L’État malgache programme-t-il depuis trois ans de « dépouiller les communautés locales de Nosy Mitsio au profit d’un grand projet d’investissement touristique » ? C’est en tout cas ce que les organisations de protection des droits des citoyens en matière foncière dénoncent.Les 2 000 habitants de la plus grande île cet archipel, situé au nord-ouest de Madagascar, entre Nosy Be et Diego, redoutent un accaparement des terres qui les obligeraient à quitter leur île ancestrale.
En 2022, l’État lance un appel public officiel : il recherche des investisseurs pour la construction d’un complexe hôtelier de luxe à Nosy Mitsio.
« Ça nous a fait sursauter ! » confie Mamy Rakotondrainibe, présidente du Collectif Tany, pour la défense des terres malgaches. « Nous avions déjà travaillé sur le cas Nosy Mitsio en 2020 où nous avions appris par les habitants, que toutes les procédures au niveau du foncier – en particulier la délivrance des titres fonciers et des opérations de délimitation des terrains –, étaient gelées ».
Une information que Hajo Andrianainarivelo, le ministre en charge de l’Aménagement du territoire de l’époque, nous confirme. Une mesure, dit-il, prise pour contrer les « demandes obscures de porteurs d’affaires qui gravitaient autour du régime ». « Derrière chaque Malgache qui demande les papiers d’un terrain de plus de 100 hectares dans ces zones touristiques-là, sachez qu’il y a toujours un étranger » affirme-t-il.
« Tout cela va entrainer des conséquences environnementales »
« Un tel projet pour nous est très dangereux », poursuit la militante des droits des populations. « Parce qu’un hôtel 5 étoiles va nécessiter qu’un aérodrome, un grand port soit construit, ainsi que des routes, et tout cela va entrainer des conséquences environnementales et surtout des déplacements de population. Dans presque tous les projets à Madagascar, l’opacité règne de manière grave, comme si les dirigeants ne se souciaient pas du tout des droits d’informations, d’expressions, et de consultation de la population. Et c’est encore le cas, dans ce projet-ci. »

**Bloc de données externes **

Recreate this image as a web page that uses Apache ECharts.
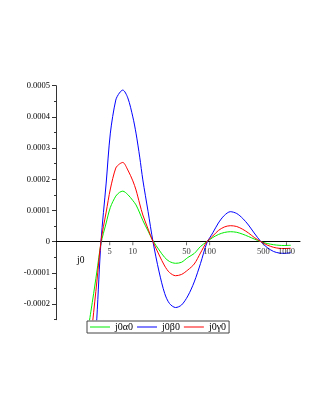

Si Joël Randriamandranto le ministre du tourisme qui a récupéré ce gros dossier, ne cache pas son ambition : « Pour atteindre mon objectif, j’ai besoin d’investisseurs, qu’ils soient nationaux ou internationaux », il réfute cependant les accusations des associations : « on analyse les propositions des investisseurs, on regarde ce qui est bénéfique pour le pays, gagnant-gagnant pour tout le monde, on ne s’enferme pas. Il y a l’aspect social et conservation de l’environnement qui doit être pris en compte. »
Pour le ministre, il ne faut pas parler d’opacité, mais de discrétion, tant que les accords ne sont pas conclus. Concernant ce projet hôtelier, plusieurs investisseurs se sont déjà manifestés. Un semble particulièrement intéresser les autorités malgaches.